Recently, the US held a cyber warfrare-style wargame. I was very interested in watching this happen, largely to see if the simulated elected officials were as unprepared as I had thought they were. I did wonder, however, why they were choosing to make public the results of this wargame. They were even live-broadcasting it. Was this an example of the openness of the new administration? What fun!
But after reading the results, I’m no longer amused at the prospect of an unprepared, over-encumbered government unable to keep up with the times – I’m in shock at how “with the times” they are, just in an entirely oblique aspect.
The scary parts of the article I linked are here:
Half an hour into an emergency meeting of a mock National Security Council, the attorney general declared: “We don’t have the authority in this nation as a government to quarantine people’s cellphones.”
The White House cyber coordinator was “shocked” and asserted: “If we don’t have the authority, the attorney general ought to find it.”
Former senior officials from Republican and Democratic administrations participated in the war game, as did one former senator. Jamie S. Gorelick, a deputy attorney general under President Bill Clinton, pressed the issue of individual privacy. In a crisis, she said, “Americans need to know that they should not expect to have their cellphone and other communications to be private — not if the government is going to have to take aggressive action to tamp down the threat.”
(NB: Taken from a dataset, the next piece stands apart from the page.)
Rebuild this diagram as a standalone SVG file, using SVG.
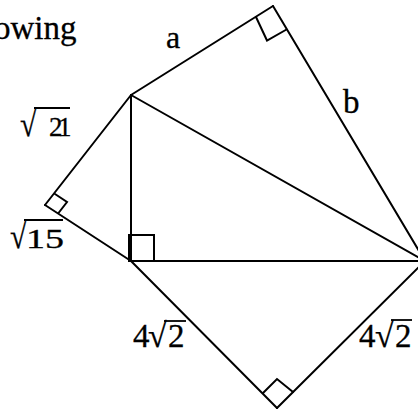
<svg xmlns="http://www.w3.org/2000/svg" width="418" height="410" viewBox="0 0 418 410">
<style>
.ln{stroke:#000;stroke-width:2;fill:none;stroke-linecap:round;stroke-linejoin:miter}
.t{font-family:"Liberation Serif","Times New Roman",serif;fill:#000;stroke:#000;stroke-width:0.3}
.ov{stroke:#000;stroke-width:1.8}
</style>
<rect width="418" height="410" fill="#fff"/>
<text class="t" x="-6" y="39" font-size="33">owing</text>
<g id="connectors">
<line class="ln" x1="131" y1="95" x2="273" y2="6"/>
<line class="ln" x1="273" y1="6" x2="425" y2="261"/>
<line class="ln" x1="131" y1="95" x2="425" y2="261"/>
<line class="ln" x1="131" y1="95" x2="131" y2="261"/>
<line class="ln" x1="131" y1="95" x2="45" y2="205"/>
<line class="ln" x1="45" y1="205" x2="131" y2="261"/>
<line class="ln" x1="131" y1="261" x2="425" y2="261" stroke-width="2.5"/>
<line class="ln" x1="131" y1="261" x2="277" y2="408"/>
<line class="ln" x1="277" y1="408" x2="425" y2="261"/>
</g>
<g id="right-angle-top"><polyline class="ln" points="256,17 267,40.5 286.5,29.5"/></g>
<g id="right-angle-left"><polyline class="ln" points="55,194 67,202 58.5,213"/></g>
<g id="right-angle-bottom"><polyline class="ln" points="263,393 277,379 293,392"/></g>
<g id="right-angle-center"><rect class="ln" x="129" y="235" width="25" height="26"/></g>
<g id="label-a"><text class="t" x="166" y="48" font-size="32">a</text></g>
<g id="label-b"><text class="t" x="343" y="113" font-size="33">b</text></g>
<g id="label-sqrt21">
<text class="t" transform="translate(20,136) scale(0.85,1)" font-size="35">√</text>
<line class="ov" x1="34" y1="108" x2="70" y2="108"/>
<text class="t" x="49" y="136" font-size="27">2</text>
<text class="t" x="58" y="136" font-size="27">1</text>
</g>
<g id="label-sqrt15">
<text class="t" transform="translate(10,248) scale(0.85,1)" font-size="35">√</text>
<line class="ov" x1="24" y1="220" x2="63" y2="220"/>
<text class="t" x="26" y="248" font-size="28" textLength="38" lengthAdjust="spacingAndGlyphs">15</text>
</g>
<g id="label-4sqrt2-left">
<text class="t" x="133" y="347" font-size="33">4</text>
<text class="t" x="148" y="347" font-size="34">√</text>
<line class="ov" x1="164" y1="321" x2="186" y2="321"/>
<text class="t" x="168" y="347" font-size="33">2</text>
</g>
<g id="label-4sqrt2-right">
<text class="t" x="359" y="347" font-size="33">4</text>
<text class="t" x="375" y="347" font-size="34">√</text>
<line class="ov" x1="391" y1="320" x2="412" y2="320"/>
<text class="t" x="395" y="347" font-size="33">2</text>
</g>
</svg>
“People have trouble understanding warnings,” said John McLaughlin, who served as acting CIA director in 2004 and who played the director of national intelligence. “It was only after Sept. 11 that people could visualize what was possible. The usefulness of the simulation is it will help people visualize [the threat].”
Yes, and we all know how safe the precautions taken after 9/11 have made everyone, and how much they’ve enriched everyone’s lives.
It’s pretty clear – you don’t even have to read between the lines. This wasn’t a public example of the United States’ actual response to a credible cyber-threat, it was Security Theatre, but a dangerous new definition thereof: A sham bit of theatre about security, intended to cow the audience into submitting to brand new invasions of privacy.
Still not convinced? Let me leave you with one more quote:
Lockhart said that people would be scared by the simulation but that “that’s a good thing.” Only then, he said, would Congress act.